According to ESCROWSURE CEO Anthony Watson, many organisations are scaling digital transformation initiatives faster than they are strengthening governance controls around vendor dependency. “Boards are approving mission critical platforms that run core operational processes, yet in many cases there is no structured mechanism to ensure continuity if the vendor becomes insolvent, is acquired by a competitor, withdraws support, or experiences operational disruption,” Watson said. In regulated industries, where systems underpin payments, policy administration, claims management, customer data, and compliance reporting, prolonged software failure is not simply an IT issue. It creates immediate operational exposure, potential regulatory scrutiny, reputational damage, and direct accountability at board level.

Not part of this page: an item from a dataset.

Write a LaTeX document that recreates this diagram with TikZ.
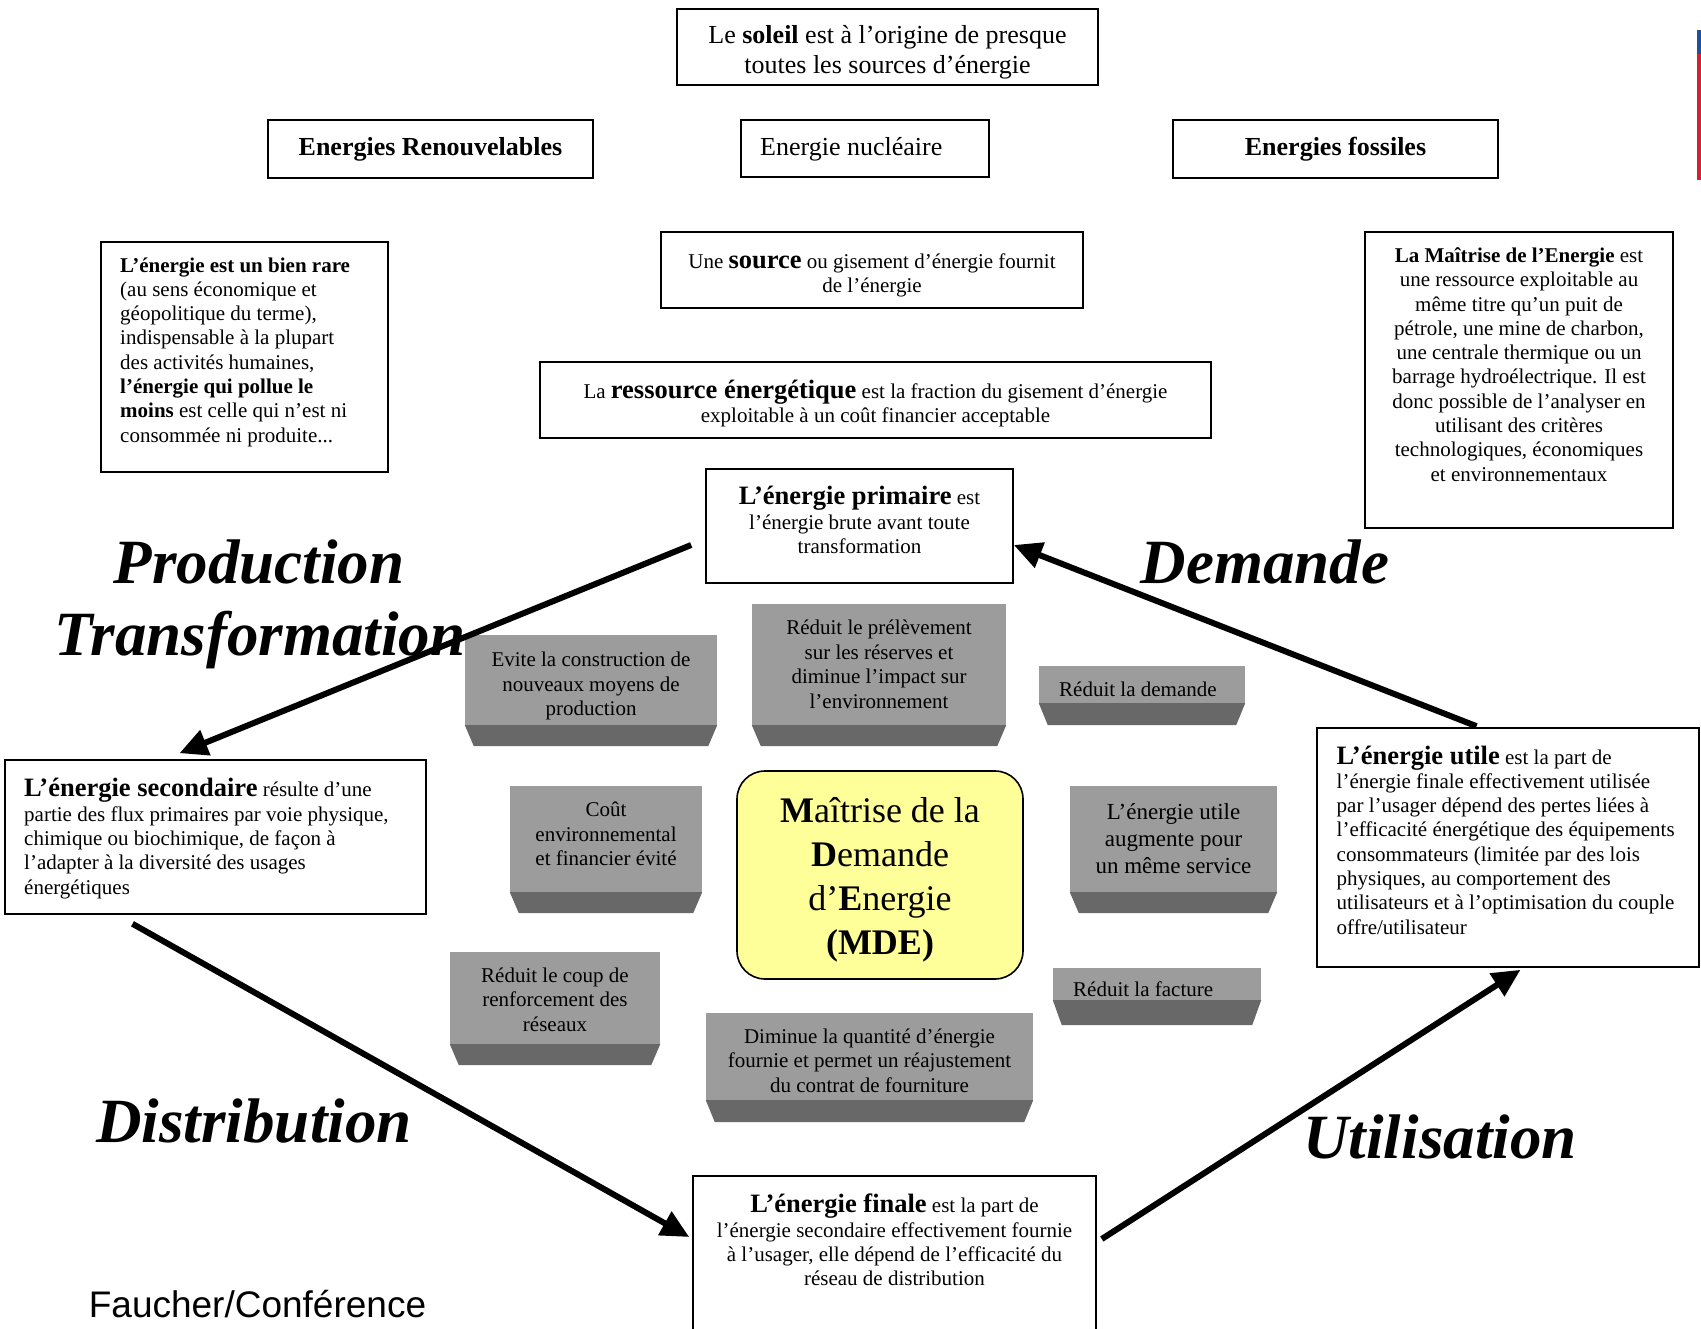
\documentclass[tikz,border=0pt]{standalone}
\usepackage{fontspec}
\setmainfont{Liberation Serif}
\newfontfamily\arialfam{Liberation Sans}
\usetikzlibrary{arrows.meta,calc}
\definecolor{gtop}{HTML}{9C9C9C}
\definecolor{gbot}{HTML}{686868}
\definecolor{mdey}{HTML}{FFFF99}
\definecolor{logoblue}{HTML}{1F4F9F}
\definecolor{logored}{HTML}{D42030}
\newcommand{\myfs}[2]{\fontsize{#1}{#2}\selectfont}
\newcommand{\hd}[1]{{\myfs{26.5}{30}\bfseries #1}}
\newcommand{\trapz}[2]{\fill[gbot] (#1.south west) -- (#1.south east) -- ([xshift=-9pt,yshift=-#2pt]#1.south east) -- ([xshift=9pt,yshift=-#2pt]#1.south west) -- cycle;}
% name, cx, cy, w, h, depth, dy, text style, text
\newcommand{\gblk}[9]{%
 \node[gblock,minimum width=#4pt,minimum height=#5pt] (#1) at (#2,#3) {};
 \trapz{#1}{#6}
 \node[gtxt,#8] (#1t) at ($(#1.center)+(0,#7)$) {#9};}
\begin{document}
\begin{tikzpicture}[x=1pt,y=-1pt,
 frame/.style={draw=black,line width=1.6pt,inner sep=0pt},
 body/.style={inner sep=0pt,font=\myfs{21}{24.3}},
 topf/.style={inner sep=0pt,font=\myfs{26}{30.4}},
 gblock/.style={fill=gtop,inner sep=0pt},
 gtxt/.style={inner sep=0pt,font=\myfs{21}{24.5},align=center},
 bigarr/.style={line width=6pt,-{Triangle[length=28pt,width=26pt]}},
 lab/.style={inner sep=0pt,font=\myfs{63}{70}\bfseries\itshape}]
\useasboundingbox (0,0) rectangle (1701,1329);
\fill[white] (0,0) rectangle (1701,1329);

% top boxes
\node[frame,minimum width=421pt,minimum height=76pt] (sol) at (887.5,47) {};
\node[topf,align=center] (solt) at ($(sol.center)+(0,5.4)$) {Le \textbf{soleil} est à l’origine de presque\\toutes les sources d’énergie};
\node[frame,minimum width=325pt,minimum height=58pt,topf] (ren) at (430.5,149) {\textbf{Energies Renouvelables}};
\node[frame,minimum width=248pt,minimum height=57pt] (nuc) at (865,148.5) {};
\node[topf,anchor=west] (nuct) at (760,149.5) {Energie nucléaire};
\node[frame,minimum width=325pt,minimum height=58pt,topf] (fos) at (1335.5,149) {\textbf{Energies fossiles}};

% left note
\node[frame,minimum width=287pt,minimum height=230pt] (rare) at (244.5,357) {};
\node[body,align=left,anchor=west] (raret) at (120,352) {\textbf{L’énergie est un bien rare}\\(au sens économique et\\géopolitique du terme),\\indispensable à la plupart\\des activités humaines,\\\textbf{l’énergie qui pollue le}\\\textbf{moins} est celle qui n’est ni\\consommée ni produite...};

% centre definitions
\node[frame,minimum width=422pt,minimum height=76pt] (src) at (872,270) {};
\node[body,align=center] (srct) at ($(src.center)+(0,5.4)$) {Une \hd{source} ou gisement d’énergie fournit\\de l’énergie};
\node[frame,minimum width=671pt,minimum height=76pt] (res) at (875.5,400) {};
\node[body,align=center] (rest) at ($(res.center)+(0,3.3)$) {La \hd{ressource énergétique} est la fraction du gisement d’énergie\\exploitable à un coût financier acceptable};
\node[frame,minimum width=307pt,minimum height=114pt] (prim) at (859.5,526) {};
\node[body,align=center] (primt) at (859.5,520) {\hd{L’énergie primaire} est\\l’énergie brute avant toute\\transformation};

% right note
\node[frame,minimum width=308pt,minimum height=296pt] (mai) at (1519,380) {};
\node[body,align=center] (mait) at (1519,364.5) {\textbf{La Maîtrise de l’Energie} est\\une ressource exploitable au\\même titre qu’un puit de\\pétrole, une mine de charbon,\\une centrale thermique ou un\\barrage hydroélectrique. Il est\\donc possible de l’analyser en\\utilisant des critères\\technologiques, économiques\\et environnementaux};

% secondary, useful, final
\node[frame,minimum width=421pt,minimum height=154pt] (sec) at (215.5,837) {};
\node[body,align=left,anchor=west] (sect) at (24,838.5) {\hd{L’énergie secondaire} résulte d’une\\partie des flux primaires par voie physique,\\chimique ou biochimique, de façon à\\l’adapter à la diversité des usages\\énergétiques};
\node[frame,minimum width=382pt,minimum height=239pt] (uti) at (1508,847.5) {};
\node[body,align=left,anchor=west] (utit) at (1336.5,840) {\hd{L’énergie utile} est la part de\\l’énergie finale effectivement utilisée\\par l’usager dépend des pertes liées à\\l’efficacité énergétique des équipements\\consommateurs (limitée par des lois\\physiques, au comportement des\\utilisateurs et à l’optimisation du couple\\offre/utilisateur};
\node[frame,minimum width=403pt,minimum height=164pt] (fin) at (894.5,1258) {};
\node[body,align=center] (fint) at (894.5,1240) {\hd{L’énergie finale} est la part de\\l’énergie secondaire effectivement fournie\\à l’usager, elle dépend de l’efficacité du\\réseau de distribution};

% MDE
\node[draw,line width=1.6pt,fill=mdey,rounded corners=28pt,minimum width=286pt,minimum height=208pt,inner sep=0pt] (mde) at (880,875) {};
\node[inner sep=0pt,align=center,font=\myfs{36}{44}] (mdet) at ($(mde.center)+(0,4.9)$) {\textbf{M}aîtrise de la\\\textbf{D}emande\\d’\textbf{E}nergie\\\textbf{(MDE)}};

% gray blocks
\gblk{ga}{591}{680}{252}{90}{21}{6}{}{Evite la construction de\\nouveaux moyens de\\production}
\gblk{gb}{879}{664.5}{254}{121}{21}{0}{}{Réduit le prélèvement\\sur les réserves et\\diminue l’impact sur\\l’environnement}
\gblk{gc}{1142}{684.5}{206}{37}{22}{4.3}{anchor=west,xshift=-83pt}{Réduit la demande}
\gblk{gd}{606}{839}{192}{106}{21}{-5}{}{Coût\\environnemental\\et financier évité}
\gblk{ge}{1173.5}{839}{207}{106}{21}{0}{font=\myfs{23}{27}}{L’énergie utile\\augmente pour\\un même service}
\gblk{gf}{555}{998}{210}{92}{21}{1.5}{}{Réduit le coup de\\renforcement des\\réseaux}
\gblk{gg}{1157}{984}{208}{32}{25}{5.4}{anchor=west,xshift=-84pt}{Réduit la facture}
\gblk{gh}{869.5}{1056.5}{327}{87}{22}{4}{}{Diminue la quantité d’énergie\\fournie et permet un réajustement\\du contrat de fourniture}

% cycle arrows
\draw[bigarr] ($(prim.west)+(-14,19)$) -- ($(sec.north)+(-36,-6)$);
\draw[bigarr] ($(sec.south)+(-83,9)$) -- ($(fin.west)+(-3,-21)$);
\draw[bigarr] ($(fin.east)+(5,-19)$) -- ($(uti.south)+(12.5,2)$);
\draw[bigarr] ($(uti.north)+(-31.5,-1)$) -- ($(prim.east)+(0,19)$);

% phase labels
\node[lab] (lprod) at (259,562) {Production};
\node[lab] (ltra) at (260,640) {Transformation};
\node[lab] (ldem) at (1265,562) {Demande};
\node[lab] (ldis) at (254,1121) {Distribution};
\node[lab] (lutil) at (1440,1137) {Utilisation};
\node[inner sep=0pt,font=\arialfam\myfs{37}{40}] (fau) at (257.5,1304) {Faucher/Conférence};

% logo edge
\fill[logoblue] (1697,30) rectangle (1701,54);
\fill[logored] (1697,54) rectangle (1701,180);
\end{tikzpicture}
\end{document}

The Nairobi engagements revealed that many organisations rely heavily on contractual protections within supplier agreements, often assuming that service level clauses or termination provisions are sufficient safeguards. However, contractual rights do not automatically provide access to source code, development environments, or the technical documentation required to rebuild, maintain, or operate a system independently. Without a tested continuity mechanism, dependency on a single vendor can translate into material business interruption risk. Software escrow is a legally binding arrangement where source code and technical documentation are deposited with an independent escrow agent and released under predefined trigger events to protect business continuity.

The conversations in Kenya reflect a broader global trend. Regulators across multiple jurisdictions are placing increased emphasis on operational resilience, third party risk management, and board oversight of IT governance. As digital ecosystems expand, scrutiny of supplier concentration risk and stressed exit capability is intensifying. Organisations that cannot demonstrate credible continuity arrangements for mission critical systems may face growing audit pressure.

ESCROWSURE positions structured and technically verified software escrow arrangements as a practical governance control within this environment. Properly implemented escrow does not simply deposit source code; it provides a legally enforceable and technically validated continuity framework that can be activated in defined trigger events. The Nairobi discussions suggest that resilience in East Africa is shifting from a technical preference to a governance expectation. As digital dependency deepens, vendor continuity risk is becoming a strategic issue requiring board level attention rather than an operational afterthought.